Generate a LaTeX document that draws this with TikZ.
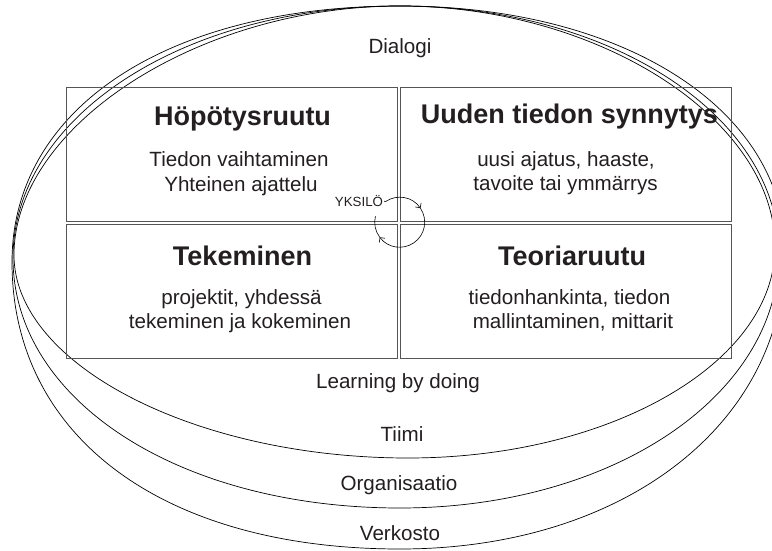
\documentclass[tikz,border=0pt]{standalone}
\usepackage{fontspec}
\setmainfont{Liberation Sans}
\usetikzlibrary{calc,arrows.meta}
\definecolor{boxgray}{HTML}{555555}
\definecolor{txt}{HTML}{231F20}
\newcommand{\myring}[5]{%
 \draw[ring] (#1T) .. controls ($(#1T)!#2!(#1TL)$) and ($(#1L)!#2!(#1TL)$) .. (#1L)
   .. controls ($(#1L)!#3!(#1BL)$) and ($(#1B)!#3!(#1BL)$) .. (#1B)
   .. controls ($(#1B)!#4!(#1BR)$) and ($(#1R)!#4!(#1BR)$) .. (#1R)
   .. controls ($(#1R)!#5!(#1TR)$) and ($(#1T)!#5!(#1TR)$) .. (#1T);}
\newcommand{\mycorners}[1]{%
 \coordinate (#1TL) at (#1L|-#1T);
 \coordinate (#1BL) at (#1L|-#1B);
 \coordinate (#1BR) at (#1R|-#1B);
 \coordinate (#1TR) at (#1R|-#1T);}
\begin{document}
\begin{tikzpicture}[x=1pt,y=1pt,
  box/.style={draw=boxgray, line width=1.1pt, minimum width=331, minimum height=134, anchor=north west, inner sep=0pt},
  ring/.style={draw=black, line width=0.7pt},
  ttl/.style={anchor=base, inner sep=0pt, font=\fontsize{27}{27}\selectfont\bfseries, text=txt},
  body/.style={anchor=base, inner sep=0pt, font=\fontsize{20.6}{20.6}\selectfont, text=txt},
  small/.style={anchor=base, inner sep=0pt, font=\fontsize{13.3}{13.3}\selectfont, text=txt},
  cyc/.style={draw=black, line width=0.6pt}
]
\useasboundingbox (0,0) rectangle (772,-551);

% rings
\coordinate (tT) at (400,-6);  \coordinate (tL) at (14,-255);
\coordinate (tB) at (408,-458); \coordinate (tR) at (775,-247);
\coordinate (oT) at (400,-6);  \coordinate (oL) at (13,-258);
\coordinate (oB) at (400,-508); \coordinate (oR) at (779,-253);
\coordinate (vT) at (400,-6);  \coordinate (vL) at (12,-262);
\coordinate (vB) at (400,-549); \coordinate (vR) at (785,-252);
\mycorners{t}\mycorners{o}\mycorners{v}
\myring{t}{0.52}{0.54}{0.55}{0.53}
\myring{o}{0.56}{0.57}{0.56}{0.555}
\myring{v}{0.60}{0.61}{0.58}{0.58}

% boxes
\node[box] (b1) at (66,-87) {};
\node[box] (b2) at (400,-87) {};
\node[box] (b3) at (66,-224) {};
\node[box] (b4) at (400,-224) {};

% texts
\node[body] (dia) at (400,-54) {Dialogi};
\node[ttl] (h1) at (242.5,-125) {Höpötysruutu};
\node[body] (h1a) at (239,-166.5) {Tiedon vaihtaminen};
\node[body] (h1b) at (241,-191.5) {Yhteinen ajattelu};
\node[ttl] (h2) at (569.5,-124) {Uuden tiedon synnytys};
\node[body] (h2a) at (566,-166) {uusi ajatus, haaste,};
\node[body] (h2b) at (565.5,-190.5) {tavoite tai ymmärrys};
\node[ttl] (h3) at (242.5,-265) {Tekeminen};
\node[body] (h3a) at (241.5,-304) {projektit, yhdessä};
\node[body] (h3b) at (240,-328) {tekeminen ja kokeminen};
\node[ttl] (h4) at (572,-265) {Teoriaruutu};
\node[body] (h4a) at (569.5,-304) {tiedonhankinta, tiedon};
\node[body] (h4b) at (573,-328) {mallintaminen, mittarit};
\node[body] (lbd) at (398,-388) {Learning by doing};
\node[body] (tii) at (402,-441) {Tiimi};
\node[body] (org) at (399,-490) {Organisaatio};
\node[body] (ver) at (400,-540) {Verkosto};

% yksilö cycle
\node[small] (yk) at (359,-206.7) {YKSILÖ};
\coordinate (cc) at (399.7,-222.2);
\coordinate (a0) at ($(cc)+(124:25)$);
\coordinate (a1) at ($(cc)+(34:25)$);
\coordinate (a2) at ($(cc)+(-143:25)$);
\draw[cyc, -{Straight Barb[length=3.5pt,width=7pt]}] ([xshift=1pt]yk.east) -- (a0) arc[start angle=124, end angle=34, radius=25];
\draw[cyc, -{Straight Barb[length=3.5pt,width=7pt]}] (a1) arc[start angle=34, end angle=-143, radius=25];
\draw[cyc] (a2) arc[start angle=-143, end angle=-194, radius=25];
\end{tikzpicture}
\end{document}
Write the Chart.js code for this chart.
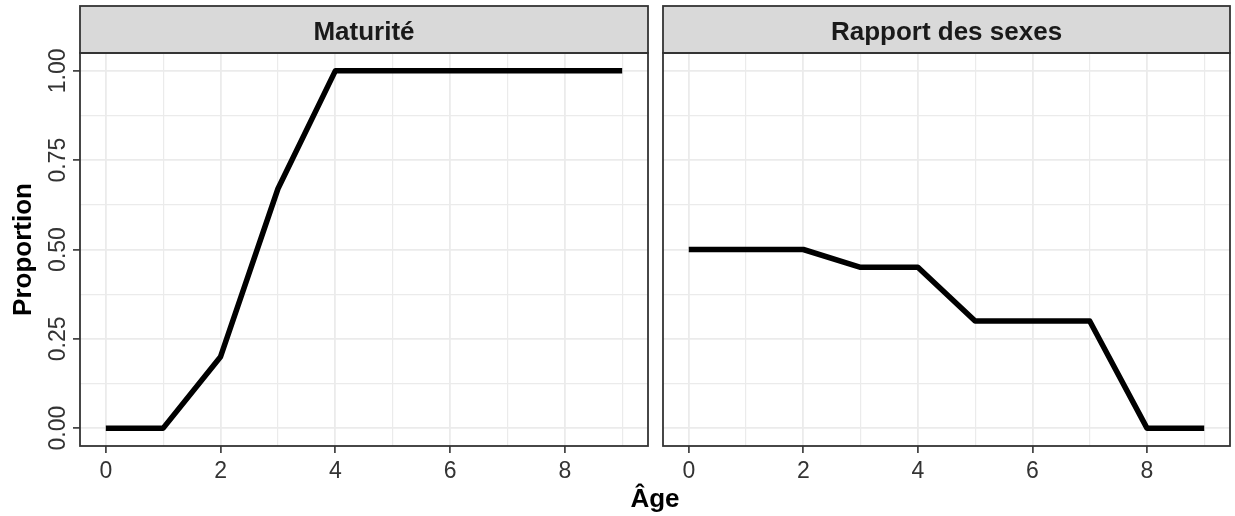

☆ ☆ ☆

Without the pictures, write out all of the material exactly.

Generate a LaTeX document that draws this with TikZ.
\documentclass[tikz,border=0pt]{standalone}
\usepackage{fontspec}
\setmainfont{Liberation Sans}
\usetikzlibrary{calc,arrows.meta}
\definecolor{boxgray}{HTML}{555555}
\definecolor{txt}{HTML}{231F20}
\newcommand{\myring}[5]{%
 \draw[ring] (#1T) .. controls ($(#1T)!#2!(#1TL)$) and ($(#1L)!#2!(#1TL)$) .. (#1L)
   .. controls ($(#1L)!#3!(#1BL)$) and ($(#1B)!#3!(#1BL)$) .. (#1B)
   .. controls ($(#1B)!#4!(#1BR)$) and ($(#1R)!#4!(#1BR)$) .. (#1R)
   .. controls ($(#1R)!#5!(#1TR)$) and ($(#1T)!#5!(#1TR)$) .. (#1T);}
\newcommand{\mycorners}[1]{%
 \coordinate (#1TL) at (#1L|-#1T);
 \coordinate (#1BL) at (#1L|-#1B);
 \coordinate (#1BR) at (#1R|-#1B);
 \coordinate (#1TR) at (#1R|-#1T);}
\begin{document}
\begin{tikzpicture}[x=1pt,y=1pt,
  box/.style={draw=boxgray, line width=1.1pt, minimum width=331, minimum height=134, anchor=north west, inner sep=0pt},
  ring/.style={draw=black, line width=0.7pt},
  ttl/.style={anchor=base, inner sep=0pt, font=\fontsize{27}{27}\selectfont\bfseries, text=txt},
  body/.style={anchor=base, inner sep=0pt, font=\fontsize{20.6}{20.6}\selectfont, text=txt},
  small/.style={anchor=base, inner sep=0pt, font=\fontsize{13.3}{13.3}\selectfont, text=txt},
  cyc/.style={draw=black, line width=0.6pt}
]
\useasboundingbox (0,0) rectangle (772,-551);

% rings
\coordinate (tT) at (400,-6);  \coordinate (tL) at (14,-255);
\coordinate (tB) at (408,-458); \coordinate (tR) at (775,-247);
\coordinate (oT) at (400,-6);  \coordinate (oL) at (13,-258);
\coordinate (oB) at (400,-508); \coordinate (oR) at (779,-253);
\coordinate (vT) at (400,-6);  \coordinate (vL) at (12,-262);
\coordinate (vB) at (400,-549); \coordinate (vR) at (785,-252);
\mycorners{t}\mycorners{o}\mycorners{v}
\myring{t}{0.52}{0.54}{0.55}{0.53}
\myring{o}{0.56}{0.57}{0.56}{0.555}
\myring{v}{0.60}{0.61}{0.58}{0.58}

% boxes
\node[box] (b1) at (66,-87) {};
\node[box] (b2) at (400,-87) {};
\node[box] (b3) at (66,-224) {};
\node[box] (b4) at (400,-224) {};

% texts
\node[body] (dia) at (400,-54) {Dialogi};
\node[ttl] (h1) at (242.5,-125) {Höpötysruutu};
\node[body] (h1a) at (239,-166.5) {Tiedon vaihtaminen};
\node[body] (h1b) at (241,-191.5) {Yhteinen ajattelu};
\node[ttl] (h2) at (569.5,-124) {Uuden tiedon synnytys};
\node[body] (h2a) at (566,-166) {uusi ajatus, haaste,};
\node[body] (h2b) at (565.5,-190.5) {tavoite tai ymmärrys};
\node[ttl] (h3) at (242.5,-265) {Tekeminen};
\node[body] (h3a) at (241.5,-304) {projektit, yhdessä};
\node[body] (h3b) at (240,-328) {tekeminen ja kokeminen};
\node[ttl] (h4) at (572,-265) {Teoriaruutu};
\node[body] (h4a) at (569.5,-304) {tiedonhankinta, tiedon};
\node[body] (h4b) at (573,-328) {mallintaminen, mittarit};
\node[body] (lbd) at (398,-388) {Learning by doing};
\node[body] (tii) at (402,-441) {Tiimi};
\node[body] (org) at (399,-490) {Organisaatio};
\node[body] (ver) at (400,-540) {Verkosto};

% yksilö cycle
\node[small] (yk) at (359,-206.7) {YKSILÖ};
\coordinate (cc) at (399.7,-222.2);
\coordinate (a0) at ($(cc)+(124:25)$);
\coordinate (a1) at ($(cc)+(34:25)$);
\coordinate (a2) at ($(cc)+(-143:25)$);
\draw[cyc, -{Straight Barb[length=3.5pt,width=7pt]}] ([xshift=1pt]yk.east) -- (a0) arc[start angle=124, end angle=34, radius=25];
\draw[cyc, -{Straight Barb[length=3.5pt,width=7pt]}] (a1) arc[start angle=34, end angle=-143, radius=25];
\draw[cyc] (a2) arc[start angle=-143, end angle=-194, radius=25];
\end{tikzpicture}
\end{document}
Write the Chart.js code for this chart.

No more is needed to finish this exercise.